At the end of April 2006, there were altogether over 28,000 banking institutions in Mainland China. The total assets of the banking industry registered nearly RMB40 trillion, accounting for more than 90 per cent of the total financial assets in the Mainland.
In 2005, 72 foreign banks from 21 countries have established 254 operational entities in the Mainland. Their total assets amounted to $88 billion.

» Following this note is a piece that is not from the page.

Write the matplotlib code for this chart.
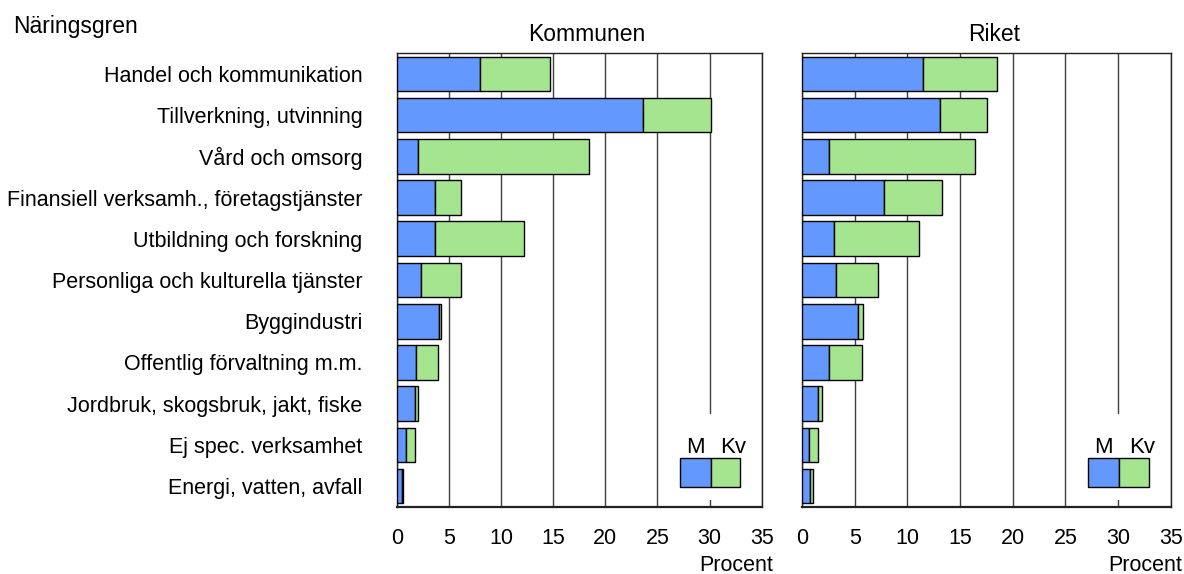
#! /usr/bin/env python3
import matplotlib
matplotlib.use("Agg")
import matplotlib.pyplot as plt
from matplotlib.patches import Rectangle

plt.rcParams["font.family"] = ["Liberation Sans", "DejaVu Sans"]

CATEGORIES = [
    "Handel och kommunikation",
    "Tillverkning, utvinning",
    "Vård och omsorg",
    "Finansiell verksamh., företagstjänster",
    "Utbildning och forskning",
    "Personliga och kulturella tjänster",
    "Byggindustri",
    "Offentlig förvaltning m.m.",
    "Jordbruk, skogsbruk, jakt, fiske",
    "Ej spec. verksamhet",
    "Energi, vatten, avfall",
]

# percent of employed, men (M) and women (Kv)
kommun_m = [8.0, 23.6, 2.0, 3.6, 3.6, 2.35, 4.0, 1.8, 1.7, 0.85, 0.5]
kommun_kv = [6.65, 6.5, 16.4, 2.5, 8.55, 3.75, 0.2, 2.15, 0.3, 0.85, 0.05]
riket_m = [11.45, 13.1, 2.6, 7.75, 3.05, 3.25, 5.3, 2.6, 1.5, 0.65, 0.8]
riket_kv = [7.05, 4.45, 13.8, 5.5, 8.05, 3.95, 0.45, 3.1, 0.35, 0.9, 0.2]

XTICKS = [0, 5, 10, 15, 20, 25, 30, 35]

BLUE = "#6399ff"
GREEN = "#a6e590"
FS = 15.5


def panel(ax, title, m, kv):
    y = list(range(len(CATEGORIES)))
    ax.barh(y, m, height=0.84, color=BLUE, edgecolor="black", linewidth=1.0, zorder=3)
    ax.barh(y, kv, left=m, height=0.84, color=GREEN, edgecolor="black", linewidth=1.0, zorder=3)
    ax.set_xlim(0, 35)
    ax.set_ylim(len(CATEGORIES) - 0.5, -0.5)
    ax.set_xticks(XTICKS)
    ax.tick_params(axis="x", length=0, labelsize=FS, pad=15)
    ax.tick_params(axis="y", length=0)
    ax.grid(axis="x", color="#404040", linewidth=1.0, zorder=1)
    for s in ax.spines.values():
        s.set_color("#222222")
        s.set_linewidth(1.0)
    ax.spines["bottom"].set_linewidth(1.6)
    ax.set_title(title, fontsize=16.5, pad=9, x=0.52)
    ax.text(1.031, -0.129, "Procent", transform=ax.transAxes,
        ha="right", va="center", fontsize=FS)

    # legend box, labels above the swatches
    ax.add_patch(Rectangle((0.74, 0.015), 0.235, 0.19, transform=ax.transAxes,
        facecolor="white", edgecolor="none", zorder=2))
    ax.add_patch(Rectangle((0.776, 0.043), 0.084, 0.064, transform=ax.transAxes,
        facecolor=BLUE, edgecolor="black", linewidth=1.0, zorder=4))
    ax.add_patch(Rectangle((0.860, 0.043), 0.080, 0.064, transform=ax.transAxes,
        facecolor=GREEN, edgecolor="black", linewidth=1.0, zorder=4))
    ax.text(0.818, 0.118, "M", transform=ax.transAxes, ha="center",
        va="baseline", fontsize=16)
    ax.text(0.922, 0.118, "Kv", transform=ax.transAxes, ha="center",
        va="baseline", fontsize=16)


fig = plt.figure(figsize=(11.84, 5.74), dpi=100)
ax1 = fig.add_axes([0.3353, 0.1172, 0.3080, 0.7900])
ax2 = fig.add_axes([0.6774, 0.1172, 0.3114, 0.7900])

panel(ax1, "Kommunen", kommun_m, kommun_kv)
panel(ax2, "Riket", riket_m, riket_kv)

ax1.set_yticks(range(len(CATEGORIES)))
ax1.set_yticklabels(CATEGORIES, fontsize=FS)
ax1.tick_params(axis="y", pad=25)
ax2.set_yticks([])

fig.text(0.011, 0.953, "Näringsgren", ha="left", va="center", fontsize=16.5)

fig.savefig("out.png", dpi=100)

In addition, hedge funds and non banking financial institutions, including finance companies affiliated to enterprise groups, trust & investment companies and financial leasing companies are now organizing business re-engineering by actively drawing experiences from their counterparts in Hong Kong.

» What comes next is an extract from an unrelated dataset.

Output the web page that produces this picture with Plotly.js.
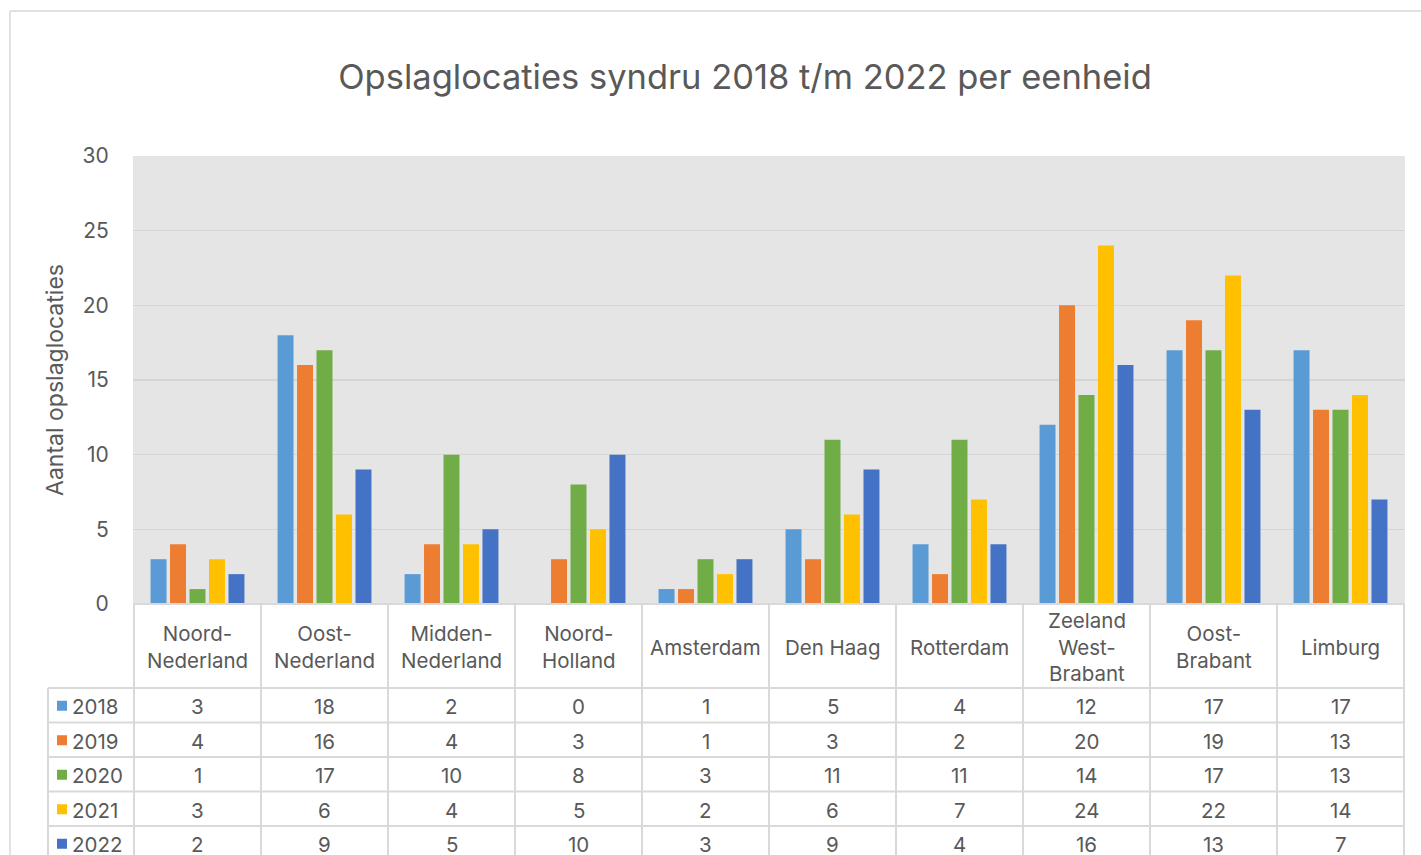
<!DOCTYPE html>
<html>
<head>
<meta charset="utf-8">
<script src="https://cdn.plot.ly/plotly-3.0.1.min.js"></script>
<style>html,body{margin:0;padding:0;background:#fff;}#chart{width:1421px;height:855px;}</style>
</head>
<body>
<div id="chart"></div>
<script>
// ---- data ----
const categories = ["Noord-Nederland","Oost-Nederland","Midden-Nederland","Noord-Holland","Amsterdam","Den Haag","Rotterdam","Zeeland West-Brabant","Oost-Brabant","Limburg"];
const categoryLabels = ["Noord-<br>Nederland","Oost-<br>Nederland","Midden-<br>Nederland","Noord-<br>Holland","Amsterdam","Den Haag","Rotterdam","Zeeland<br>West-<br>Brabant","Oost-<br>Brabant","Limburg"];
const years = ["2018","2019","2020","2021","2022"];
const v2018 = [3,18,2,0,1,5,4,12,17,17];
const v2019 = [4,16,4,3,1,3,2,20,19,13];
const v2020 = [1,17,10,8,3,11,11,14,17,13];
const v2021 = [3,6,4,5,2,6,7,24,22,14];
const v2022 = [2,9,5,10,3,9,4,16,13,7];
const series = [v2018,v2019,v2020,v2021,v2022];
const colors = ["#5B9BD5","#ED7D31","#70AD47","#FFC000","#4472C4"];

// ---- layout geometry (pixels) ----
const W = 1421, H = 855;
const L = 133, R = 1405, T = 156, B = 604;
const pw = R - L, ph = B - T;
const px = p => (p - L) / pw;       // pixel x -> paper
const py = p => (B - p) / ph;       // pixel y -> paper
const FONT = "Inter, 'Open Sans', sans-serif";
const txt = "#595959";
const grid = "#d9d9d9";

const traces = series.map((vals, i) => ({
  type: "bar",
  name: years[i],
  x: categories,
  y: vals,
  marker: {color: colors[i]},
  hoverinfo: "x+y+name"
}));

const headerBottom = 688;
const rowH = 34.5;
const rowTops = [688, 722.5, 757, 791.5, 826];
const legLeft = 48;

const shapes = [];
const annotations = [];
const lineStyle = {color: grid, width: 2};

// outer chart border
shapes.push({type:"line", xref:"paper", yref:"paper", x0:px(10), x1:px(1425), y0:py(11), y1:py(11), line:{color:"#d9d9d9", width:1.5}});
shapes.push({type:"line", xref:"paper", yref:"paper", x0:px(10), x1:px(10), y0:py(11), y1:py(860), line:{color:"#d9d9d9", width:1.5}});

// table horizontal lines
shapes.push({type:"line", xref:"paper", yref:"paper", x0:0, x1:1, y0:py(B), y1:py(B), line:lineStyle});
rowTops.forEach(t => {
  shapes.push({type:"line", xref:"paper", yref:"paper", x0:px(legLeft), x1:1, y0:py(t), y1:py(t), line:lineStyle});
});
// table vertical lines at category boundaries
for (let k = 0; k <= categories.length; k++) {
  shapes.push({type:"line", xref:"x", yref:"paper", x0:k-0.5, x1:k-0.5, y0:py(B), y1:py(H+5), line:lineStyle});
}
shapes.push({type:"line", xref:"paper", yref:"paper", x0:px(legLeft), x1:px(legLeft), y0:py(headerBottom), y1:py(H+5), line:lineStyle});

const TS = 20.5;
// header labels
categories.forEach((c, k) => {
  annotations.push({xref:"x", yref:"paper", x:c, y:py((B+headerBottom)/2 + 1), text:categoryLabels[k], showarrow:false,
    font:{family:FONT, size:TS, color:txt}, xanchor:"center", yanchor:"middle", align:"center"});
});
// rows
series.forEach((vals, i) => {
  const cy = py(rowTops[i] + rowH/2 + 1.5);
  const ky = py(rowTops[i] + rowH/2 + 0.5);
  // legend key
  shapes.push({type:"rect", xref:"paper", yref:"paper", x0:px(57), x1:px(67), y0:ky-5/ph, y1:ky+5/ph, fillcolor:colors[i], line:{width:0}});
  annotations.push({xref:"paper", yref:"paper", x:px(70), y:cy, text:years[i], showarrow:false,
    font:{family:FONT, size:TS, color:txt}, xanchor:"left", yanchor:"middle"});
  vals.forEach((v, k) => {
    annotations.push({xref:"x", yref:"paper", x:categories[k], y:cy, text:String(v), showarrow:false,
      font:{family:FONT, size:TS, color:txt}, xanchor:"center", yanchor:"middle"});
  });
});

const layout = {
  width: W, height: H,
  margin: {l:L, r:W-R, t:T, b:H-B, pad:0},
  paper_bgcolor: "#ffffff",
  plot_bgcolor: "#e5e5e5",
  title: {text:"Opslaglocaties syndru 2018 t/m 2022 per eenheid", x:px(745), xref:"paper", xanchor:"center",
          y:1-77/H, yanchor:"middle", font:{family:FONT, size:34.5, color:txt}},
  barmode: "group",
  bargap: 0.233,
  bargroupgap: 0.18,
  showlegend: false,
  xaxis: {showticklabels:false, showgrid:false, zeroline:false, showline:false, ticks:"", fixedrange:true},
  yaxis: {range:[0,30], dtick:5, tick0:0, showgrid:true, gridcolor:"#d5d5d5", gridwidth:1.5, zeroline:false, showline:false,
          ticks:"outside", ticklen:19, tickcolor:"rgba(0,0,0,0)",
          tickfont:{family:FONT, size:21, color:txt},
          title:{text:"Aantal opslaglocaties", font:{family:FONT, size:23, color:txt}, standoff:12},
          automargin:false, fixedrange:true},
  shapes: shapes,
  annotations: annotations
};

Plotly.newPlot("chart", traces, layout, {displayModeBar:false, staticPlot:true});
</script>
</body>
</html>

In short, the Mainland banking industry as a whole has been moving forward on the right track.
But China’s banking regulatory head said steps are being taken to regulate the increasingly powerful $1.2 trillion hedge fund industry,
“Regulators in all countries should strengthen the monitoring of hedge funds and be on alert against any counterparty and liquidity risks they introduce,” Liu Mingkang, head of China Banking Regulatory Commission, said in a statement.

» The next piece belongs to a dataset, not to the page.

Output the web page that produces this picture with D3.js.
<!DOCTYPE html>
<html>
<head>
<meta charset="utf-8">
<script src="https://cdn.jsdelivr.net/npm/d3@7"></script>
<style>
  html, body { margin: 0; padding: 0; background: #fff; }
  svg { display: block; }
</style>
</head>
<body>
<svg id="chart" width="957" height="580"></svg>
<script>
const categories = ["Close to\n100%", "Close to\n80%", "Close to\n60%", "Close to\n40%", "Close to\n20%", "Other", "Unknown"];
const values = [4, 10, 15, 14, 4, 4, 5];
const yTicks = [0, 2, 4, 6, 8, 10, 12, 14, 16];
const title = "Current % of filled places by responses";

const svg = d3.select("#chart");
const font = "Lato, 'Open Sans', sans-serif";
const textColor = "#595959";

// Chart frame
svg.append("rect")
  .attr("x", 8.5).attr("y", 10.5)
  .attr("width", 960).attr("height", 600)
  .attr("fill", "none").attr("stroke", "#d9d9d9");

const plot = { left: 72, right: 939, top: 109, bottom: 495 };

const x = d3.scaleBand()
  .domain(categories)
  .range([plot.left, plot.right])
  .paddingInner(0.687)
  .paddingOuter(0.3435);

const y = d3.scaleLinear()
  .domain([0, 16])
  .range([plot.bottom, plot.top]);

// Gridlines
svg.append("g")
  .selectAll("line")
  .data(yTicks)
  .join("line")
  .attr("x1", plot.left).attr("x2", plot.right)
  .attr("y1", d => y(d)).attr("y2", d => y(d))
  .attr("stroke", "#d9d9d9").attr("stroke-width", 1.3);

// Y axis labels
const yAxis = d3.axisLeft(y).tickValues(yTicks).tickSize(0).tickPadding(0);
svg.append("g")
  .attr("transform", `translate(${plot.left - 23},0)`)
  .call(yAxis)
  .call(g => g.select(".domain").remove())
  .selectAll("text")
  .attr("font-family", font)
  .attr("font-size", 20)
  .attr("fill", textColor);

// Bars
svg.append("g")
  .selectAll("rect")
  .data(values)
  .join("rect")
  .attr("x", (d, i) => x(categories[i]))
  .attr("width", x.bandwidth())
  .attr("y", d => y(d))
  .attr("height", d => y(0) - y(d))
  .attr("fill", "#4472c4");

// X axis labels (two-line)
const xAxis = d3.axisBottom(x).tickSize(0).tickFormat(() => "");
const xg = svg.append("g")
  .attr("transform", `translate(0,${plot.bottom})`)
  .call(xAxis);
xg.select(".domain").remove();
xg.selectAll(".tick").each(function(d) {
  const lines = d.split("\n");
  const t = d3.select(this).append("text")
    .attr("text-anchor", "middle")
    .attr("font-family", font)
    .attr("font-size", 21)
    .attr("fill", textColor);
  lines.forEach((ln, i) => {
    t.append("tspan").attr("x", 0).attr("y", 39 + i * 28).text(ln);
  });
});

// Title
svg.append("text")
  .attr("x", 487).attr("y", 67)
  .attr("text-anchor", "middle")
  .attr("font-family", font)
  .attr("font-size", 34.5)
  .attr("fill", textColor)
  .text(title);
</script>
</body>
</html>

The notice followed meetings that Liu held with his counterparts from Singapore, Italy, Germany, Thailand and Hong Kong from September 16 to 26. Liu suggested that regulators should exchange information about hedge funds promptly to make sure their trading does not cause regional or global economic instability.
Liu noted the increasing activity of hedge funds in Asian countries including China, India, Singapore, Hong Kong and Thailand.
His suggestion comes days after U.S. hedge fund Amaranth Advisors disclosed the biggest hedge fund loss ever, about $6 billion, on wrong-way natural gas market trades.